Il Pd ristagna
nella palude

Il Partito democratico è così lontano dallo smaltire lo schiaffone ricevuto in faccia dall’elettorato il 4 marzo scorso che, ripiegato su se stesso, sa solo litigare su lotte di potere interno che nulla hanno a che fare con la politica dell’Italia. La lite sulla cena che Carlo Calenda avrebbe volentieri offerto a casa sua a Renzi, Gentiloni e Minniti per cercare di trovare un accordo tra notabili del partito, è significativa di questa infaticabile inerzia in cui il Pd ristagna. La proposta di Calenda ha fatto naturalmente arrabbiare tutti gli esclusi, automaticamente declassati alla serie B del gruppo dirigente, al punto da far arretrare gli invitati (che pure erano propensi) costringendo l’anfitrione ad annullare l’invito e a commentare: «Sono tutti pazzi, non hanno bisogno di un segretario ma di uno psichiatra».

Chissà se la pensa così Roberto Giachetti, l’estroso dirigente ex radicale che, per protestare contro le cene e soprattutto il ritardo del congresso, ha deciso di fare lo sciopero della fame. Già, il congresso: per ora non se ne sa nulla. Forse a marzo, forse ad aprile, chissà. Prima bisognerà fare le primarie, e anche le votazioni nei circoli secondo il barocco cerimoniale che il Pd ha costruito per decidere chi deve essere il suo capo. L’indecisione - a mesi di distanza dalla sconfitta - dipende dal fatto che Renzi non ha ancora trovato un proprio candidato segretario da contrapporre a Nicola Zingaretti, l’unico sceso ufficialmente in campo a nome dello schieramento, appunto, antirenziano: il centro di Dario Franceschini, la sinistra di Damiano, gli ex bersaniani, i cuperliani, e via smollicando le micro-correnti del partito. Pare che nessuno abbia voglia di correre coi colori dell’ex segretario: l’ex ministro Delrio, apprezzato uomo di pace, si è subito defilato; a Matteo Richetti, forse uno dei pochi che ha detto in faccia a Renzi quel che pensa di lui, l’idea piacerebbe ma non ha alcuna voglia di fare il pupazzo del boss. Dicono che in Emilia Romagna il governatore uscente Bonaccini potrebbe farci un pensiero ma l’interessato ufficialmente nega.

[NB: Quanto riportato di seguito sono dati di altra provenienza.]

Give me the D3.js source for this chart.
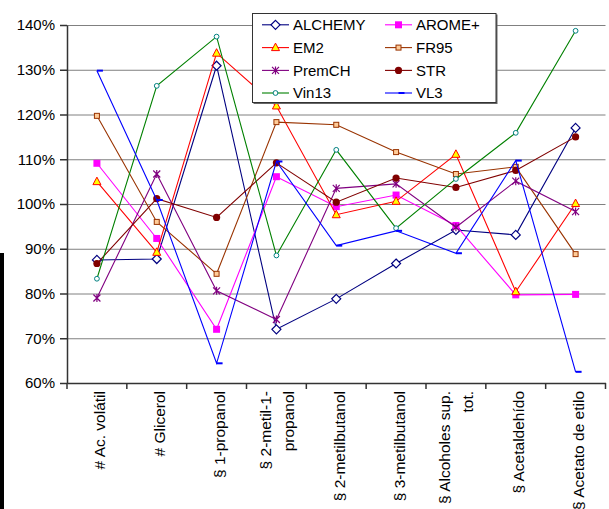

A parte questi esponenti di prima fila, si scende verso anonimi deputate e deputati di giovane età da esporre come simboli del «rinnovamento». Quel che è certo è che il congresso – che si farà quando Renzi sarà comodo – sarà l’ennesima conta tra il «senatore di Rignano» e la platea dei suoi nemici. Forse però questa volta l’esito potrebbe non essere scontato: il fatto che Matteo stia ancora al centro del campo con l’aria di chi comanda nei fatti ma non formalmente, è cosa che gli sta alienando parecchie simpatie. Anche perché così il Pd resta fermo nella palude senza andare né avanti né indietro: tant’è che litiga sulle cene. A consolare tutti c’è almeno una manifestazione da organizzare, il 30 a Roma, per suonare la carica contro il governo. A riscaldare il cuore e la passione dei militanti di base che dovrebbero correre da tutta Italia a manifestare la loro voglia di opposizione, ci pensano i tanti che propongono di sciogliere il partito perché tanto è vecchio e usurato, e ricominciare da capo. Con gli stessi capi e capetti, naturalmente, solo sotto una bandiera graficamente diversa che possa attrarre anche qualche fuoriuscito, cani sciolti, pezzi di vecchi partiti arenati e di nuovi partiti mai nati ma comunque zeppi di generali e colonnelli senza lavoro perché privi di una truppa da comandare. Sarebbe in quel caso la «Grande coalizione» contro sovranisti e populisti attualmente al governo con un grado di consenso che i sondaggisti stimano attorno al sessanta per cento dei voti.